In a number of states, conservatives have successfully pushed for the expansion of programs that send public funds to religious schools via voucher programs, which grant families money to spend at a private institution of their choosing. The manner in which — or whether — states regulate private schools, such as whether they must provide special-education services, admit all students, or adhere to nondiscrimination laws, varies by state.
Several individuals have responded to the news via social media –
A charter school in North Carolina tried so hard to require girls to wear skirts that they took it to the Supreme Court and were denied because it violated the student’s constitutional rights.
Apparently this is what the GOP means by education, instead of reading books.
— Kate 🤍🇺🇸 (@ImSpeaking13) June 26, 2023
The Supreme Court turned down a case when a charter school wanted to make the girls wear skirts. As two-centuries ago as that sounds, the un-ironic reason why is even more insane. pic.twitter.com/ND4m0D1aeY
— Rich Brooks (@therichbrooks) June 27, 2023
BREAKING NEWS: Another fair ruling from the far right extreme Supreme Court.
NC charter school is not allowed to require girls to wear skirts. It violates equal protection because charter schools receive public funding.
Wish we had had this in 1960s.
— Mary Lou Grier (@MaryLouGrier1) June 26, 2023
Advocates of religious education hoped that the Supreme Court would pave the way for the establishment of publicly financed religious charter schools that could proselytize without violating the separation of church and state. While the Supreme Court was reviewing the North Carolina case earlier this month, Oklahoma approved the nation’s first religious charter school, which will open the following year.
St. Isidore of Seville Catholic Virtual School intends to serve “as a genuine instrument of the Church” and adhere to only those federal civil rights laws that do not contradict church doctrine. Even state officials in the staunchly Republican state were conflicted about the charter, the attorney general called it a flagrant violation of church and state that would compel approval of other schools that “most Oklahomans would consider reprehensible and unworthy of public funding.”

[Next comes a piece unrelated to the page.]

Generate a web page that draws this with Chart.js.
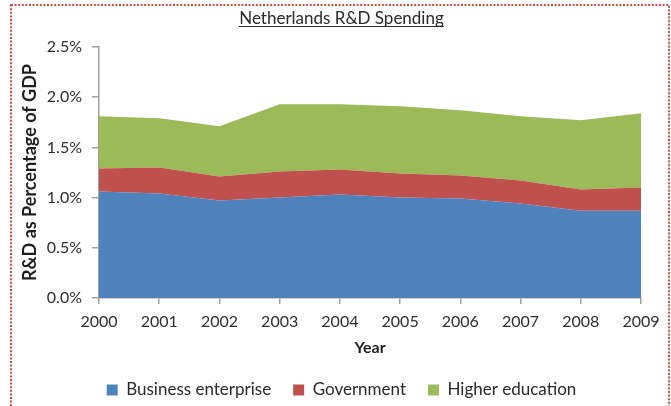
<!DOCTYPE html>
<html>
<head>
<meta charset="utf-8">
<script src="https://cdn.jsdelivr.net/npm/chart.js@4/dist/chart.umd.min.js"></script>
<style>
html,body{margin:0;padding:0;background:#fff;}
canvas{display:block;}
</style>
</head>
<body>
<canvas id="c" width="671" height="406"></canvas>
<script>
// ---- data ----
const years = ['2000','2001','2002','2003','2004','2005','2006','2007','2008','2009'];
const businessEnterprise = [1.06, 1.04, 0.97, 1.00, 1.03, 1.00, 0.99, 0.94, 0.87, 0.87];
const government         = [0.23, 0.26, 0.24, 0.26, 0.25, 0.24, 0.23, 0.23, 0.21, 0.23];
const higherEducation    = [0.52, 0.49, 0.50, 0.67, 0.65, 0.67, 0.65, 0.64, 0.69, 0.74];
const yTickValues = [0, 0.5, 1.0, 1.5, 2.0, 2.5];
const seriesNames = ['Business enterprise', 'Government', 'Higher education'];
const chartTitle = 'Netherlands R&D Spending';
const xTitle = 'Year';
const yTitle = 'R&D as Percentage of GDP';

const FONT = 'Lato, "Open Sans", sans-serif';
const AXIS_COLOR = '#a0a0a0';

const frame = {
  id: 'frame',
  afterDraw(chart) {
    const ctx = chart.ctx;
    ctx.save();
    // dotted border
    ctx.strokeStyle = '#cc4a47';
    ctx.lineWidth = 2;
    ctx.setLineDash([2, 1.6]);
    ctx.strokeRect(11, 5, 658, 520);
    ctx.setLineDash([]);
    // title underline
    const tb = chart.titleBlock;
    const f = Chart.helpers.toFont(tb.options.font);
    ctx.font = f.string;
    const w = ctx.measureText(chartTitle).width;
    const cx = (tb.left + tb.right) / 2;
    const cy = tb.top + Chart.helpers.toPadding(tb.options.padding).top + f.lineHeight / 2;
    ctx.strokeStyle = '#2a2a2a';
    ctx.lineWidth = 1;
    ctx.beginPath();
    ctx.moveTo(Math.round(cx - w / 2), Math.round(cy + 8) + 0.5);
    ctx.lineTo(Math.round(cx + w / 2), Math.round(cy + 8) + 0.5);
    ctx.stroke();
    ctx.restore();
  }
};

function build() {
  Chart.defaults.font.family = FONT;
  new Chart(document.getElementById('c'), {
    type: 'line',
    data: {
      labels: years,
      datasets: [
        { label: seriesNames[0], data: businessEnterprise, backgroundColor: '#4f81bd', borderColor: '#4f81bd', fill: 'origin' },
        { label: seriesNames[1], data: government, backgroundColor: '#c0504d', borderColor: '#c0504d', fill: '-1' },
        { label: seriesNames[2], data: higherEducation, backgroundColor: '#9bbb59', borderColor: '#9bbb59', fill: '-1' }
      ]
    },
    options: {
      responsive: false,
      animation: false,
      devicePixelRatio: 1,
      elements: { line: { borderWidth: 0, tension: 0 }, point: { radius: 0, hoverRadius: 0 } },
      layout: { padding: { left: 12, right: 0, top: 0, bottom: -2.5 } },
      plugins: {
        tooltip: { enabled: false },
        title: {
          display: true, text: chartTitle, color: '#2a2a2a',
          font: { size: 17, weight: 'normal' },
          padding: { top: 8, bottom: 18.6 }
        },
        legend: {
          position: 'bottom',
          labels: { boxWidth: 11, boxHeight: 11, padding: 22, color: '#2a2a2a', font: { size: 17 } }
        }
      },
      scales: {
        x: {
          type: 'category',
          offset: false,
          grid: { display: true, drawOnChartArea: false, drawTicks: true, tickLength: 6, color: AXIS_COLOR, lineWidth: 1.5 },
          border: { display: true, color: AXIS_COLOR, width: 1.5 },
          ticks: { color: '#2e2e2e', font: { size: 16 }, padding: 8, maxRotation: 0, autoSkip: false },
          title: { display: true, text: xTitle, color: '#1e1e1e', font: { size: 16, weight: 'bold' }, padding: { top: 0, bottom: 1.9 } },
          afterFit(s) { s.height = 61.5; }
        },
        y: {
          stacked: true,
          min: 0, max: 2.5,
          afterBuildTicks(s) { s.ticks = yTickValues.map(v => ({ value: v })); },
          grid: { display: true, drawOnChartArea: false, drawTicks: true, tickLength: 7, color: AXIS_COLOR, lineWidth: 1.5 },
          border: { display: true, color: AXIS_COLOR, width: 1.5 },
          ticks: { color: '#2e2e2e', font: { size: 16 }, padding: 10, callback: v => Number(v).toFixed(1) + '%' },
          title: { display: true, text: yTitle, color: '#1e1e1e', font: { size: 18, weight: 'bold' }, padding: { top: 7.2, bottom: 0 } },
          afterFit(s) { s.width = 87; }
        },
        yR: {
          position: 'right',
          display: true,
          grid: { display: false },
          border: { display: false },
          ticks: { display: false },
          afterFit(s) { s.width = 30; }
        }
      }
    },
    plugins: [frame]
  });
}

if (document.fonts && document.fonts.load) {
  Promise.all([
    document.fonts.load('16px Lato'),
    document.fonts.load('bold 16px Lato')
  ]).then(build, build);
} else {
  build();
}
</script>
</body>
</html>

Even if federal courts had determined that Charter Day was not a state actor, the school may have been compelled to abandon the skirt policy. The 4th Circuit did not rule on whether the dress code violated Title IX, which prohibits gender discrimination in institutions receiving federal funding.
In seventh grade, Keely Burks circulated a petition challenging the school’s skirt policy. Burks stated in a court document that donning a skirt made her cold in the winter and limited her ability to sit or move comfortably throughout the year. She added that during fire drills, males would make jokes about being able to see up her and other girls’ skirts.
A teacher confiscated the petition. Burks and the parents of two other children sued the school the following year. Bonnie Peltier filed a lawsuit on behalf of her 5-year-old daughter, claiming that skirts constrained her. Mitchell responded that the purpose of the policy was “to preserve chivalry and respect among young men and women.” He stated that boys are required “to hold the door open for the young ladies and carry an umbrella” to shield girls from the rain.
Peltier wrote in the suit –
“I want [my daughter] to grow up knowing that she is as capable as her male classmates, that she can achieve as much as her male classmates can, and that she does not need her male classmates to protect her.”
Under the name Classical Charter Schools of America, Mitchell now administers four schools in southeast North Carolina. In accordance with the 4th Circuit’s decision, schools began permitting female pupils to wear pants last year.